Al Pd fa più paura Conte, ed il suo partito, che Renzi

«Sono uniti». «No, tre sono pronti a tornare al Pd, ma aspettano». «No, tutti fermi, che stanno per tornare a chiedere il nostro aiuto». A tre giorni dal voto di maggioranza (o minoranza) al Senato che tiene in vita il governo Conte tutti, ma proprio tutti, guardano a Renzi e ai suoi senatori. Anche perché l'inchiesta che ha coinvolto il segretario dell'Udc, Cesa, ha di fatto tolto uno degli interlocutori possibili per l'avvocato del popolo a caccia di almeno una decina di voti per la sua maggioranza.

Si mormora che anche in Forza Italia non sia tutto rose e fiori ma per adesso nessuno farà nulla: è presto per muoversi. Sono tutti in attesa di un gesto, di qualcuno che perda la pazienza, di chi fa la prima mossa. Dead line mercoledì prossimo quando in Senato si voterà un documento sulla riforma della Giustizia del Ministro Bonafede, già perdonato in passato da Renzi ma che questa volta dovrà cavarsela da solo dato che Italia Viva ha già annunciato il suo voto contrario (e non l'astensione) per di più senza nemmeno aspettare di leggere il documento.

Il barometro oggi segnala un Conte in difficoltà nel far crescere i numeri della «quarta gamba» al punto da annunciare (via Bruno Tabacci) che «il rimpasto non basta. Serve un nuovo governo». Ovviamente con lui alla guida, insomma un vero e proprio Conte-Ter, certificato con tutti i dogmi e passaggio al Quirinale del caso. Un bel rischio.

Renzi da parte sua deve aver fiutato il punto a suo vantaggio e fa sapere di essere ovviamente pronto al dialogo con i partiti della vecchia maggioranza e non solo. A patto, questo lo scontato non-detto, che a Palazzo Chigi non ci siano più Conte e Casalino. E qui il dialogo si blocca. Senza la poltrona a Palazzo Chigi infatti Conte sparirebbe dalla vita politica e con un governo a guida Pd o di «emergenza nazionale» finirebbe nel dimenticatoio della gente con il conseguente addio ai sogni di gloria del suo partito dato da alcuni sondaggi addirittura sopra il Pd. Ecco, appunto, il Pd.

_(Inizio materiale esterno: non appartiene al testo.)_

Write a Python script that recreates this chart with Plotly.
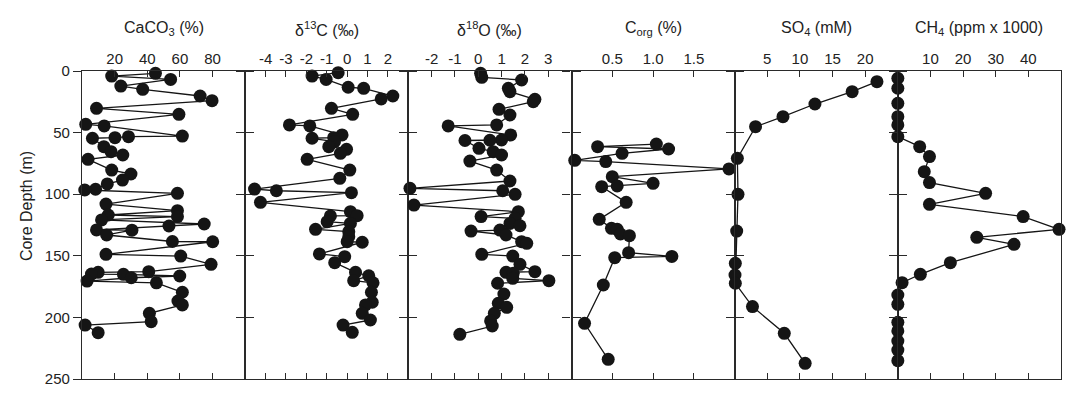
import plotly.graph_objects as go

# ---------------- data (depth in m, value) ----------------
caco3_depth = [1.9, 4.1, 6.8, 12.2, 14.9, 20.3, 24.1, 30.3, 35.2, 43.3, 44.6, 52.8, 53.3, 54.1, 54.6,
               61.4, 65.5, 68.2, 71.7, 80.4, 83.6, 88.5, 91.7, 96.0, 96.6, 99.3, 108.0, 113.4, 116.9,
               118.2, 120.9, 124.2, 125.8, 129.0, 129.2, 133.1, 138.4, 138.6, 148.8, 150.2, 156.9,
               162.9, 163.4, 164.8, 165.0, 166.4, 167.8, 170.5, 171.9, 179.6, 186.7, 189.9, 196.7,
               203.5, 206.2, 212.4]
caco3_pct = [45.0, 18.2, 54.3, 23.8, 37.2, 72.4, 79.7, 8.9, 59.4, 2.3, 13.6, 61.5, 28.5, 20.2, 6.4,
             13.4, 17.8, 25.0, 3.7, 18.2, 30.0, 24.8, 15.5, 8.3, 1.7, 58.5, 14.7, 58.5, 16.1,
             58.5, 12.0, 74.9, 53.3, 8.9, 30.6, 15.1, 55.4, 80.1, 14.7, 60.5, 79.1,
             40.9, 9.9, 5.8, 25.4, 59.9, 30.2, 3.1, 45.6, 61.5, 58.8, 61.5, 41.3,
             42.4, 1.9, 9.9]

d13c_depth = [1.4, 4.1, 6.8, 13.2, 14.1, 20.3, 22.7, 30.3, 35.2, 43.8, 44.6, 51.9, 54.1, 54.6, 57.4,
              61.4, 63.6, 66.8, 71.7, 80.4, 87.1, 95.8, 97.2, 98.8, 106.6, 114.2, 117.4, 117.6,
              122.3, 123.7, 128.5, 130.4, 134.5, 138.5, 139.0, 148.5, 150.7, 155.6, 163.4, 166.2,
              170.2, 171.9, 179.6, 187.7, 189.9, 196.7, 202.1, 206.2, 212.1]
d13c_val = [-0.44, -1.72, -1.03, 0.05, 0.81, 2.24, 1.67, -0.77, 0.27, -2.83, -1.83, -0.25, -0.66, -1.72, -0.62,
            -0.90, -0.03, -0.33, -1.96, 0.13, -0.36, -4.54, -3.47, 0.21, -4.25, 0.16, 0.49, -0.82,
            -0.98, 0.16, -1.55, 0.08, 0.08, 0.0, 0.74, -1.36, -0.12, -0.61, 0.41, 1.06,
            0.32, 1.27, 1.19, 1.23, 0.90, 0.74, 1.14, -0.20, 0.25]

d18o_depth = [1.9, 5.1, 7.3, 14.1, 16.8, 23.0, 24.9, 31.1, 35.7, 43.8, 44.6, 51.9, 56.0, 56.2, 56.4,
              62.8, 65.5, 68.2, 73.1, 80.4, 89.3, 95.2, 97.2, 100.1, 108.8, 114.2, 118.2, 119.6,
              123.7, 125.6, 129.1, 129.9, 133.1, 138.5, 139.9, 148.8, 150.2, 156.9, 162.9, 163.4,
              164.2, 168.3, 170.2, 172.3, 181.0, 188.5, 191.8, 196.7, 202.9, 207.0, 213.7]
d18o_val = [0.10, 0.15, 1.86, 1.29, 1.36, 2.43, 2.36, 0.89, 1.36, 0.79, -1.29, 1.39, 1.00, 0.50, -0.57,
            0.03, 0.64, 1.00, -0.36, 0.79, 1.36, -2.93, 1.05, 1.58, -2.76, 1.72, 0.12, 1.58,
            1.36, 1.79, 0.93, -0.31, 1.19, 1.86, 2.08, 0.15, 1.48, 1.79, 2.43, 1.19,
            1.50, 1.48, 3.03, 0.83, 1.10, 0.86, 1.22, 0.69, 0.53, 0.60, -0.79]

corg_depth = [59.3, 61.4, 63.3, 66.8, 72.5, 73.5, 79.5, 85.8, 91.2, 93.3, 93.9, 106.6, 120.4, 127.7,
              128.5, 132.3, 133.7, 147.5, 150.5, 151.5, 173.7, 204.8, 234.0]
corg_pct = [1.04, 0.32, 1.19, 0.62, 0.04, 0.42, 1.93, 0.50, 1.00, 0.56, 0.37, 0.67, 0.34, 0.49,
            0.56, 0.60, 0.71, 0.70, 1.23, 0.53, 0.39, 0.16, 0.45]

so4_depth = [8.7, 16.8, 26.8, 37.1, 45.2, 70.9, 100.1, 129.9, 156.1, 165.6, 172.3, 191.2, 212.9, 237.3]
so4_mm = [21.8, 18.0, 12.3, 7.4, 3.2, 0.41, 0.51, 0.31, 0.1, 0.05, 0.1, 2.73, 7.6, 10.8]

ch4_depth = [5.9, 14.0, 26.2, 37.1, 43.8, 53.3, 61.4, 69.5, 81.7, 90.6, 99.3, 108.2, 118.2, 128.5,
             135.0, 140.7, 155.6, 165.0, 171.8, 181.8, 189.4, 204.0, 211.0, 219.2, 226.5, 235.1]
ch4_ppm_k = [0, 0, 0, 0, 0, 0, 6.7, 9.7, 8.1, 9.7, 26.9, 9.7, 38.4, 49.4,
             24.2, 35.6, 16.1, 6.9, 1.3, 0, 0, 0, 0, 0, 0, 0]

titles = ["CaCO<sub>3</sub> (%)", "δ<sup>13</sup>C (‰)", "δ<sup>18</sup>O (‰)",
          "C<sub>org</sub> (%)", "SO<sub>4</sub> (mM)", "CH<sub>4</sub> (ppm x 1000)"]
x_ranges = [[0, 100], [-5, 3], [-3, 4], [0, 2], [0, 25], [0, 50]]
x_tickvals = [[20, 40, 60, 80], [-4, -3, -2, -1, 0, 1, 2], [-2, -1, 0, 1, 2, 3],
              [0.5, 1.0, 1.5], [5, 10, 15, 20], [10, 20, 30, 40]]
x_ticktext = [["20", "40", "60", "80"], ["-4", "-3", "-2", "-1", "0", "1", "2"],
              ["-2", "-1", "0", "1", "2", "3"], ["0.5", "1.0", "1.5"],
              ["5", "10", "15", "20"], ["10", "20", "30", "40"]]
depth_ticks = [0, 50, 100, 150, 200, 250]
depth_range = [250, 0]

series = [(caco3_pct, caco3_depth), (d13c_val, d13c_depth), (d18o_val, d18o_depth),
          (corg_pct, corg_depth), (so4_mm, so4_depth), (ch4_ppm_k, ch4_depth)]

FONT = "Liberation Sans, Arial, Helvetica, sans-serif"
AX = "#2a2a2a"
MK = "#151515"

fig = go.Figure()
layout = {}
n_p = len(series)
for i, (xv, yv) in enumerate(series):
    n = i + 1
    sfx = "" if n == 1 else str(n)
    fig.add_trace(go.Scatter(
        x=xv, y=yv, xaxis="x" + sfx, yaxis="y" + sfx, mode="lines+markers",
        line=dict(color=MK, width=1.3), marker=dict(size=13, color=MK),
        cliponaxis=False, showlegend=False, hoverinfo="x+y"))
    layout["xaxis" + sfx] = dict(
        domain=[i / n_p, (i + 1) / n_p], anchor="y" + sfx, side="top",
        range=x_ranges[i], tickvals=x_tickvals[i], ticktext=x_ticktext[i],
        ticks="inside", ticklen=6, tickcolor=AX, tickwidth=1.2,
        mirror="ticks", showline=True, linecolor=AX, linewidth=1.3,
        showgrid=False, zeroline=False, fixedrange=True)
    ycfg = dict(
        anchor="x" + sfx, range=depth_range, tickvals=depth_ticks,
        ticks="outside", ticklen=8, tickcolor=AX, tickwidth=1.2,
        showline=True, linecolor=AX, linewidth=1.3,
        showgrid=False, zeroline=False, fixedrange=True)
    if n == 1:
        ycfg.update(showticklabels=True, mirror="ticks")
    elif n < n_p:
        ycfg.update(showticklabels=False, mirror="ticks")
    else:
        ycfg.update(showticklabels=False, mirror=True)
    layout["yaxis" + sfx] = ycfg
    layout.setdefault("annotations", []).append(dict(
        text=titles[i], xref="paper", yref="paper",
        x=(i + 0.5) / n_p, y=1.137, xanchor="center", yanchor="middle",
        showarrow=False, font=dict(size=16, color="#222", family=FONT)))

# inside ticks on the right edge of the last panel
layout["yaxis7"] = dict(overlaying="y6", side="right", anchor="x6", range=depth_range,
                        tickvals=depth_ticks, ticks="inside", ticklen=8, tickcolor=AX,
                        tickwidth=1.2, showticklabels=False, showline=False,
                        showgrid=False, zeroline=False, fixedrange=True)

layout["annotations"].append(dict(
    text="Core Depth (m)", xref="paper", yref="paper", x=-0.056, y=0.562,
    xanchor="center", yanchor="middle", textangle=-90, showarrow=False,
    font=dict(size=16, color="#222", family=FONT)))

# the page body adds an 8px offset, so margins are reduced by 8px on left/top
fig.update_layout(
    width=1080, height=395, margin=dict(l=74, r=27, t=63, b=24),
    paper_bgcolor="white", plot_bgcolor="white",
    font=dict(family=FONT, size=15, color="#222"),
    **layout)

fig.write_html("out.html")
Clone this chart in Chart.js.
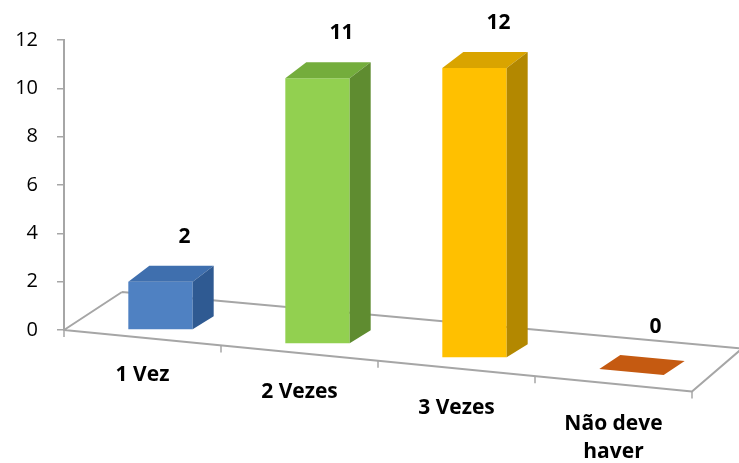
<!DOCTYPE html>
<html>
<head>
<meta charset="utf-8">
<script src="https://cdn.jsdelivr.net/npm/chart.js@4"></script>
<style>
  html, body { margin: 0; padding: 0; background: #fff; }
  #wrap { width: 739px; height: 463px; }
</style>
</head>
<body>
<div id="wrap"><canvas id="chart" width="739" height="463"></canvas></div>
<script>
// data
const categories = [['1 Vez'], ['2 Vezes'], ['3 Vezes'], ['Não deve', 'haver']];
const values = [2, 11, 12, 0];
const yTicks = [0, 2, 4, 6, 8, 10, 12];

// colours for the three visible faces of each box
const frontColors = ['#4f81c2', '#92d050', '#ffc000', '#c55a11'];
const topColors = ['#3f6fae', '#74ad3c', '#d9a400', '#c55a11'];
const sideColors = ['#2f5a92', '#5f8c30', '#b38800', '#a04a0e'];

const GRAY = '#a6a6a6';
const LABEL_FONT = 'bold 21px "Open Sans", sans-serif';
const DEPTH = { x: 21, y: -16 };    // box depth (top/side faces)
const BAR_SLOPE = 0.089;            // floor drops to the right
const FLOOR_SLOPE = 0.098;

function poly(ctx, pts, fill) {
  ctx.beginPath();
  ctx.moveTo(pts[0][0], pts[0][1]);
  for (let k = 1; k < pts.length; k++) ctx.lineTo(pts[k][0], pts[k][1]);
  ctx.closePath();
  ctx.fillStyle = fill;
  ctx.fill();
}

const fake3d = {
  id: 'fake3d',
  afterDatasetsUpdate(chart) {
    const left = chart.chartArea.left;
    chart.getDatasetMeta(0).data.forEach(el => {
      const dy = BAR_SLOPE * (el.x - left) - 7;
      el.x += 18;
      el.y += dy;
      el.base += dy;
    });
  },
  beforeDatasetsDraw(chart) {
    const ctx = chart.ctx;
    const area = chart.chartArea;
    const y0 = chart.scales.y.getPixelForValue(0);
    const x0 = area.left, x1 = area.right;
    const y1 = y0 + FLOOR_SLOPE * (x1 - x0);
    ctx.save();
    ctx.strokeStyle = GRAY;
    ctx.lineWidth = 2;
    ctx.lineJoin = 'round';
    ctx.beginPath();
    ctx.moveTo(x0 + 58, y0 - 38);
    ctx.lineTo(x0, y0);
    ctx.lineTo(x1, y1);
    ctx.lineTo(x1 + 50, y1 - 43);
    ctx.lineTo(x0 + 58, y0 - 38);
    ctx.stroke();
    // category ticks under the front edge
    const step = (x1 - x0) / categories.length;
    ctx.lineWidth = 1.5;
    for (let i = 0; i <= categories.length; i++) {
      const x = x0 + i * step;
      const y = y0 + FLOOR_SLOPE * (x - x0);
      ctx.beginPath();
      ctx.moveTo(x, y);
      ctx.lineTo(x, y + 7);
      ctx.stroke();
    }
    ctx.restore();
  },
  afterDatasetsDraw(chart) {
    const ctx = chart.ctx;
    ctx.save();
    chart.getDatasetMeta(0).data.forEach((el, i) => {
      const l = el.x - el.width / 2, r = el.x + el.width / 2;
      const t = el.y, b = el.base;
      const dx = DEPTH.x, dy = DEPTH.y;
      if (values[i] > 0) {
        poly(ctx, [[l, t], [r, t], [r + dx, t + dy], [l + dx, t + dy]], topColors[i]);
        poly(ctx, [[r, t], [r + dx, t + dy], [r + dx, b + dy + 3], [r, b]], sideColors[i]);
      } else {
        poly(ctx, [[l, b - 3], [r, b + 3], [r + dx, b + 3 + dy + 2], [l + dx, b - 3 + dy + 2]], topColors[i]);
      }
      ctx.font = LABEL_FONT;
      ctx.fillStyle = '#000';
      ctx.textAlign = 'center';
      ctx.textBaseline = 'middle';
      ctx.fillText(String(values[i]), el.x + 24, t + dy - 29);
    });
    ctx.restore();
  },
  afterDraw(chart) {
    const ctx = chart.ctx;
    const xs = chart.scales.x;
    const y0 = chart.scales.y.getPixelForValue(0);
    const left = chart.chartArea.left;
    ctx.save();
    ctx.font = LABEL_FONT;
    ctx.fillStyle = '#000';
    ctx.textAlign = 'center';
    ctx.textBaseline = 'middle';
    categories.forEach((lines, i) => {
      const cx = xs.getPixelForValue(i);
      const cy = y0 + 0.105 * (cx - left) + 36.8;
      lines.forEach((txt, k) => ctx.fillText(txt, cx, cy + k * 28));
    });
    ctx.restore();
  }
};

new Chart(document.getElementById('chart'), {
  type: 'bar',
  data: {
    labels: categories.map(c => c.join(' ')),
    datasets: [{
      data: values,
      backgroundColor: frontColors,
      borderWidth: 0,
      clip: false,
      categoryPercentage: 1,
      barPercentage: 0.41
    }]
  },
  options: {
    responsive: false,
    animation: false,
    events: [],
    layout: { padding: { left: 0, right: 47, top: 40, bottom: 133 } },
    plugins: { legend: { display: false }, tooltip: { enabled: false } },
    scales: {
      x: { display: false, offset: true },
      y: {
        min: 0,
        max: 12,
        afterFit(s) { s.width = 64; },
        afterBuildTicks(s) { s.ticks = yTicks.map(v => ({ value: v })); },
        border: { display: true, color: GRAY, width: 2 },
        grid: { drawOnChartArea: false, drawTicks: true, tickLength: 7, color: GRAY, lineWidth: 1.5 },
        ticks: { color: '#000', padding: 19, font: { family: '"Open Sans", sans-serif', size: 20 } }
      }
    }
  },
  plugins: [fake3d]
});
</script>
</body>
</html>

Si dice che alla viste delle rilevazioni di Swg che danno Conte al 16% e i Dem al 15,9% al Nazareno sia scattato l'allarme rosso. Appoggiarsi così al premier al punto da finire del tutto nel suo cono d'ombra non è ipotesi accettabile. Insomma, fa quasi più paura Conte che Renzi. Così, dall'interno, ecco che si fa largo l'idea di sacrificare il premier, fino a due giorni fa ipotesi improponibile, per portare alla nascita di un governo di unità nazionale a guida Pd con dentro Renzi, i centristi ed un pezzo di Forza Italia.

Di sicuro ancora oggi in pochissimi credono che si possa andare al voto anticipato per i due validissimi motivi di sempre: il primo sarebbe la mancata rielezione del 70% dei parlamentari di oggi, che quindi pur di non rinunciare a 12 mila euro netti al mese per i prossimi due anni e passa farebbero qualsiasi alleanza. La seconda sarebbe la chiara e facile vittoria del centrodestra che si prenderebbe pure il Quirinale. Inaccettabile per PD e grillini.

Così, alla fine, si va dove Renzi voleva. Si deve cioè tornare a bussare alla sua porta. Ma per il momento nessuno fa la prima mossa.

Mancano 4 giorni a mercoledì… Qualcuno potrebbe non resistere alle tentazioni.